→ Stated exercise
Find the number of lines containing the string "chart" in the data. Answer with the number by itself.

→ Dataset entries

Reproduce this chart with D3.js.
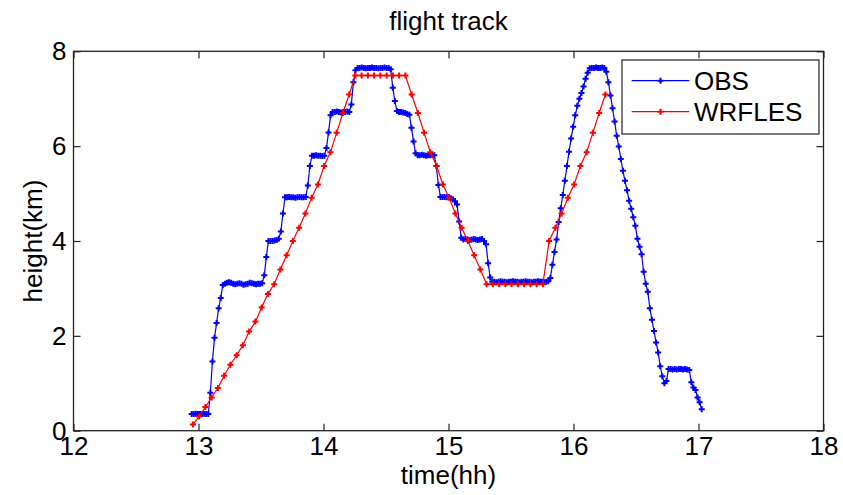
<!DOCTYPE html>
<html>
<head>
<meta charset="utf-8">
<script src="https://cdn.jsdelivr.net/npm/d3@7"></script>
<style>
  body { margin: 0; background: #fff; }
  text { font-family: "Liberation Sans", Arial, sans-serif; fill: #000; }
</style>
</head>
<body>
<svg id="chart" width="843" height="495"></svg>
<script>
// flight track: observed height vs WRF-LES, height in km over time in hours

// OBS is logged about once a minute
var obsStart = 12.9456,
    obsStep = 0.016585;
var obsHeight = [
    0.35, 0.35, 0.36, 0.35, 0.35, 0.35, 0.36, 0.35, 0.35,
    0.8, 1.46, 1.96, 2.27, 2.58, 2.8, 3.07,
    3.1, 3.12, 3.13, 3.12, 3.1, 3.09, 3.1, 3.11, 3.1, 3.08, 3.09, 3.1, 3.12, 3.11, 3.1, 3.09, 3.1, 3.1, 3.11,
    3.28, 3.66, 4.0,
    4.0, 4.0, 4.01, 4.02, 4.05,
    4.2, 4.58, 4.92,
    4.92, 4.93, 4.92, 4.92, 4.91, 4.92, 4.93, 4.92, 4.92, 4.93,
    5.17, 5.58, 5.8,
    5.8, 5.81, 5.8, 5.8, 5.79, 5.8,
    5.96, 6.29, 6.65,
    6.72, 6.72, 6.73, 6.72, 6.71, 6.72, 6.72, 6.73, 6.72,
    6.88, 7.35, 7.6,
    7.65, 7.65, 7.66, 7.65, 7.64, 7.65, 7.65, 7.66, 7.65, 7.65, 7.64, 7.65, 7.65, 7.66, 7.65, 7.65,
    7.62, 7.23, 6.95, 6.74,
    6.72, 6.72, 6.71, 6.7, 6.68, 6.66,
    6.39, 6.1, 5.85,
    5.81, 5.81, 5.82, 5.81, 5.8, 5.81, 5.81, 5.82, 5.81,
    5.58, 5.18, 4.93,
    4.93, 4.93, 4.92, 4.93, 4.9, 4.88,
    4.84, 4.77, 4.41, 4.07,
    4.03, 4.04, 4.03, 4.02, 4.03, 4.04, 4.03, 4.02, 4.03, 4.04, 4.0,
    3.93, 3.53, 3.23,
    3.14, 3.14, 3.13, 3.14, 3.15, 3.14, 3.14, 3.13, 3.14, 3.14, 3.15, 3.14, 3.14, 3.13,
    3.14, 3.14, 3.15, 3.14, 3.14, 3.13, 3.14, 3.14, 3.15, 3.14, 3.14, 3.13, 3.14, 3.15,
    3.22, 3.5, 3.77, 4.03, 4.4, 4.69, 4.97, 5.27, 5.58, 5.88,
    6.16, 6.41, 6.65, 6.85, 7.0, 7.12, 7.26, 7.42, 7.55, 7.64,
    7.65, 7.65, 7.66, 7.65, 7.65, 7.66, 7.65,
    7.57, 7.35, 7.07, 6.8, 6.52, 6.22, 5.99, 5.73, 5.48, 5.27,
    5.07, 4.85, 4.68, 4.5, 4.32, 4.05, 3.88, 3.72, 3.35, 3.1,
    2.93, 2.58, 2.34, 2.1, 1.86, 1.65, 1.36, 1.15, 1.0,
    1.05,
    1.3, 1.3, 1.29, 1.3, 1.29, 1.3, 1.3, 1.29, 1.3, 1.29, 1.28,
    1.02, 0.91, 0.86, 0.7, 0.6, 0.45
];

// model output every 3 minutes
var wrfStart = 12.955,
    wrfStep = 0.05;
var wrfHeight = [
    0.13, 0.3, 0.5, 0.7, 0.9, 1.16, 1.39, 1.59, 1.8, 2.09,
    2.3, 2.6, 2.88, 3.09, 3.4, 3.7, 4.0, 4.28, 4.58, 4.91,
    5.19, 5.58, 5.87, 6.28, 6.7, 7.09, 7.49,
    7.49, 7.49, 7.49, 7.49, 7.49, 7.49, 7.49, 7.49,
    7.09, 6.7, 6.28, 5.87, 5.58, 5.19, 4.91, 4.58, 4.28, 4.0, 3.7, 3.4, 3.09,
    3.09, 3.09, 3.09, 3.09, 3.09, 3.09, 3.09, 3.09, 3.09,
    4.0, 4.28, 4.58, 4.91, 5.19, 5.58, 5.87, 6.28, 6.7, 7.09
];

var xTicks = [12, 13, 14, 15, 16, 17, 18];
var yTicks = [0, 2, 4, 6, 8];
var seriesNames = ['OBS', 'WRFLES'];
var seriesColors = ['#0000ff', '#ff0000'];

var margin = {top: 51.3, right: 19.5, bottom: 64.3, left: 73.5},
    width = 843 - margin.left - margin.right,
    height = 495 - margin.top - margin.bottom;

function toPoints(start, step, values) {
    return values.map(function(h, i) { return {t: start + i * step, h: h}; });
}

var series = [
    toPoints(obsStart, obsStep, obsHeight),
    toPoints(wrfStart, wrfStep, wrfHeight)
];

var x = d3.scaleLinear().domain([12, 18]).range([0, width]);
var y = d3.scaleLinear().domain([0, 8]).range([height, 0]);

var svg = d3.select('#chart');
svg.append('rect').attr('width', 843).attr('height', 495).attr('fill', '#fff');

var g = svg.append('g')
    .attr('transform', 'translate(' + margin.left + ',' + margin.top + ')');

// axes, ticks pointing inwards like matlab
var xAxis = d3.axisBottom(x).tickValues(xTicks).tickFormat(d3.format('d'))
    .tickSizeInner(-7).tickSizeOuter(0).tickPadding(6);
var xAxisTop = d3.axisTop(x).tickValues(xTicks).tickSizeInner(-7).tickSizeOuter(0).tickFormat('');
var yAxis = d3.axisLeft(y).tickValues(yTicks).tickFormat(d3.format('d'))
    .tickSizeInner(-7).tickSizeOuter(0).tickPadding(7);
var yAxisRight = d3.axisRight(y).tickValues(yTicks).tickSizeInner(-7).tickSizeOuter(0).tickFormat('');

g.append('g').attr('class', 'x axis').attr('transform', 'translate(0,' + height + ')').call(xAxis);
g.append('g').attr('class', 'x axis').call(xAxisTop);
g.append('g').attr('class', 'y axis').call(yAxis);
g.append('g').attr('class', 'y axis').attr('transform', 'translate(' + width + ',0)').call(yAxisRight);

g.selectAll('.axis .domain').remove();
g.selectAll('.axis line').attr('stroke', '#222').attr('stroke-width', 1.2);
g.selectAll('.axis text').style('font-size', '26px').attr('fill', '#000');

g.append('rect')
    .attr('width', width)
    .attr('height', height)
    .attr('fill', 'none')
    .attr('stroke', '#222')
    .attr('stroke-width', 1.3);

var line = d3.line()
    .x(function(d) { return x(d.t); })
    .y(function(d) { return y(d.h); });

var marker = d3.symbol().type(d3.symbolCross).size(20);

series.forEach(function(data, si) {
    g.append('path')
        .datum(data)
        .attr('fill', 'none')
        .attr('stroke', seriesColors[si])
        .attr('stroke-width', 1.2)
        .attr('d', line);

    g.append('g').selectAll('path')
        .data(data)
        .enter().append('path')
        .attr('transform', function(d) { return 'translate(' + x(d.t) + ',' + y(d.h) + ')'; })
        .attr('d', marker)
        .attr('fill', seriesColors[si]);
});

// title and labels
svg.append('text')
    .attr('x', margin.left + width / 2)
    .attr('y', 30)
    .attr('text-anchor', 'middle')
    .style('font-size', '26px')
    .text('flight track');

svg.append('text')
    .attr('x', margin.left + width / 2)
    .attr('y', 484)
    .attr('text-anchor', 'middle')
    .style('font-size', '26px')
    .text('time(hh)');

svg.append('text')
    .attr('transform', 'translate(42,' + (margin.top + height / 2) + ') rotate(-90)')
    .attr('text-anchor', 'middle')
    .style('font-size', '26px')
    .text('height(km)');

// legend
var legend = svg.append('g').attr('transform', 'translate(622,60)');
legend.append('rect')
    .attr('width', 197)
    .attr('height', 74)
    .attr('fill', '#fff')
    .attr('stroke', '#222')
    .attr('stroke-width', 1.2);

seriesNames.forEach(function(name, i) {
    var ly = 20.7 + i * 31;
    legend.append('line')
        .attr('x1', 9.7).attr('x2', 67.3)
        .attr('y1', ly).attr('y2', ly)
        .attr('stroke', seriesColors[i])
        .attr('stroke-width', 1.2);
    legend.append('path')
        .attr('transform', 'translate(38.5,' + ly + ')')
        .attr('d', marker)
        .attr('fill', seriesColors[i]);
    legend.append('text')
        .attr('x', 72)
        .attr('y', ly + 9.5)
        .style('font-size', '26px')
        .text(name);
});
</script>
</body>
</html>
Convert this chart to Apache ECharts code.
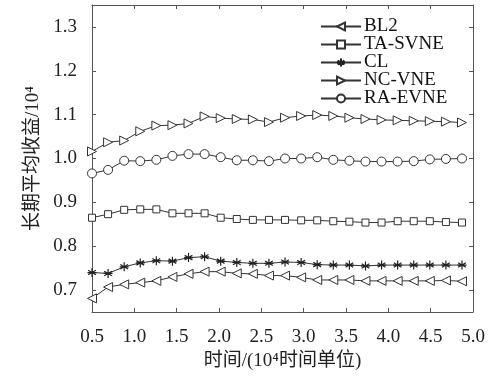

→ Full response
4